Let's build a pipeline that takes a stream of trades from a stock exchange and enriches the stream with a full company name for nicer presentation. Each trade contains a stock symbol, also known as ticker, which uniquely identifies the stock. We will use the ticker to lookup the full company name in a replicated map.
1. Start Hazelcast Jet
- Download Hazelcast Jet
wget https://github.com/hazelcast/hazelcast-jet/releases/download/v4.5.4/hazelcast-jet-4.5.4.tar.gz
tar zxvf hazelcast-jet-4.5.4.tar.gz && cd hazelcast-jet-4.5.4
If you already have Jet and you skipped the above steps, make sure to follow from here on.
- Start Jet:
bin/jet-start
- When you see output like this, Hazelcast Jet is up:
Members {size:1, ver:1} [
Member [192.168.1.5]:5701 - e7c26f7c-df9e-4994-a41d-203a1c63480e this
]
From now on we assume Hazelcast Jet is running on your machine.
2. Create a New Java Project
We'll assume you're using an IDE. Create a blank Java project named
map-join-tutorial
and copy the Gradle or Maven file into it:
plugins {
id 'com.github.johnrengelman.shadow' version '5.2.0'
id 'java'
}
group 'org.example'
version '1.0-SNAPSHOT'
repositories.mavenCentral()
dependencies {
implementation 'com.hazelcast.jet:hazelcast-jet:4.5.4'
implementation 'com.hazelcast.jet.examples:hazelcast-jet-examples-trade-source:4.5.4'
}
jar {
enabled = false
dependsOn(shadowJar{archiveClassifier.set("")})
manifest.attributes 'Main-Class': 'org.example.JoinUsingMapJob'
}
shadowJar {
dependencies {
exclude(dependency('com.hazelcast.jet:hazelcast-jet:4.5.4'))
}
}
<?xml version="1.0" encoding="UTF-8"?>
<project xmlns="http://maven.apache.org/POM/4.0.0" xmlns:xsi="http://www.w3.org/2001/XMLSchema-instance"
xsi:schemaLocation="http://maven.apache.org/POM/4.0.0 http://maven.apache.org/xsd/maven-4.0.0.xsd">
<modelVersion>4.0.0</modelVersion>
<groupId>org.example</groupId>
<artifactId>map-join-tutorial</artifactId>
<version>1.0-SNAPSHOT</version>
<properties>
<maven.compiler.target>1.8</maven.compiler.target>
<maven.compiler.source>1.8</maven.compiler.source>
</properties>
<dependencies>
<dependency>
<groupId>com.hazelcast.jet</groupId>
<artifactId>hazelcast-jet</artifactId>
<version>4.5.4</version>
</dependency>
<dependency>
<groupId>com.hazelcast.jet.examples</groupId>
<artifactId>hazelcast-jet-examples-trade-source</artifactId>
<version>4.5.4</version>
</dependency>
</dependencies>
<build>
<plugins>
<plugin>
<groupId>org.apache.maven.plugins</groupId>
<artifactId>maven-jar-plugin</artifactId>
<configuration>
<archive>
<manifest>
<mainClass>org.example.JoinUsingMapJob</mainClass>
</manifest>
</archive>
</configuration>
</plugin>
<plugin>
<groupId>org.apache.maven.plugins</groupId>
<artifactId>maven-shade-plugin</artifactId>
<version>3.2.2</version>
<executions>
<execution>
<phase>package</phase>
<goals>
<goal>shade</goal>
</goals>
<configuration>
<artifactSet>
<excludes>
<exclude>com.hazelcast.jet:hazelcast-jet</exclude>
</excludes>
</artifactSet>
</configuration>
</execution>
</executions>
</plugin>
</plugins>
</build>
</project>
We have created a so-called fat jar.
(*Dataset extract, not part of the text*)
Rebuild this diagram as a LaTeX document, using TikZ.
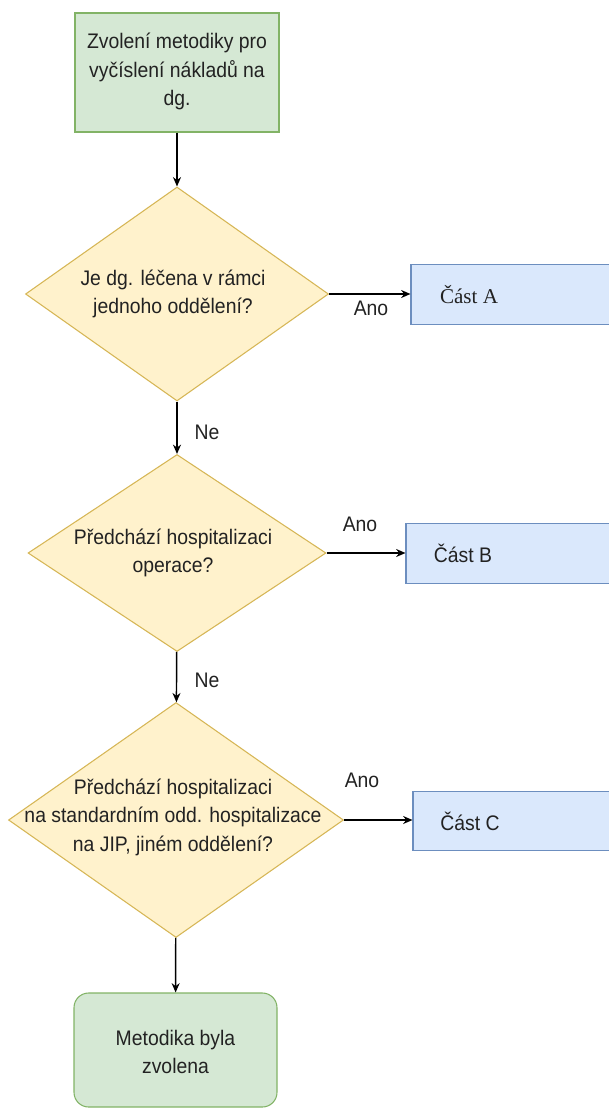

If you want to know more about packaging Jet jobs please read the Submitting jobs section.
3. Load Company Names into a Map
Copy the file nasdaqlisted.txt containing a
list of company names to src/main/resources
.
The following code creates a map containing company names from the list. How we create the map is not important for this tutorial, e.g. it could be loaded from a local file, S3 or be a result of another job.
package org.example;
import com.hazelcast.jet.*;
import java.io.*;
import java.util.Map;
import static java.nio.charset.StandardCharsets.UTF_8;
import static java.util.stream.Collectors.toMap;
public class LoadNames {
public static void main(String[] args) {
JetInstance instance = Jet.newJetClient();
Map<String, String> namesMap = loadNames();
instance.getMap("companyNames").putAll(namesMap);
System.out.println(namesMap.size() + " names put to a map called 'companyNames'");
instance.shutdown();
}
private static Map<String, String> loadNames() {
try (BufferedReader reader = new BufferedReader(new InputStreamReader(
LoadNames.class.getResourceAsStream("/nasdaqlisted.txt"), UTF_8))) {
return reader.lines()
.skip(1)
.map(line -> line.split("\\|"))
.collect(toMap(parts -> parts[0], parts -> parts[1]));
} catch (IOException e) {
throw new RuntimeException(e);
}
}
}
Finally, run it from your IDE. You should see this in the among other logs:
3170 names put to a map called 'companyNames'
4. Use the Map to Enrich Jet Stream
This code takes a dummy source of trade data, enriches the trades with the company name and finally writes to log.
package org.example;
import com.hazelcast.jet.*;
import com.hazelcast.jet.config.*;
import com.hazelcast.jet.examples.tradesource.*;
import com.hazelcast.jet.pipeline.*;
import static com.hazelcast.jet.datamodel.Tuple4.tuple4;
public class JoinUsingMapJob {
public static final int TRADES_PER_SEC = 1;
public static void main(String[] args) {
Pipeline pipeline = Pipeline.create();
pipeline.readFrom(TradeSource.tradeStream(TRADES_PER_SEC))
.withoutTimestamps()
.mapUsingIMap("companyNames", Trade::getTicker, (trade, name) ->
tuple4(trade.getTicker(), trade.getQuantity(), trade.getPrice(), name))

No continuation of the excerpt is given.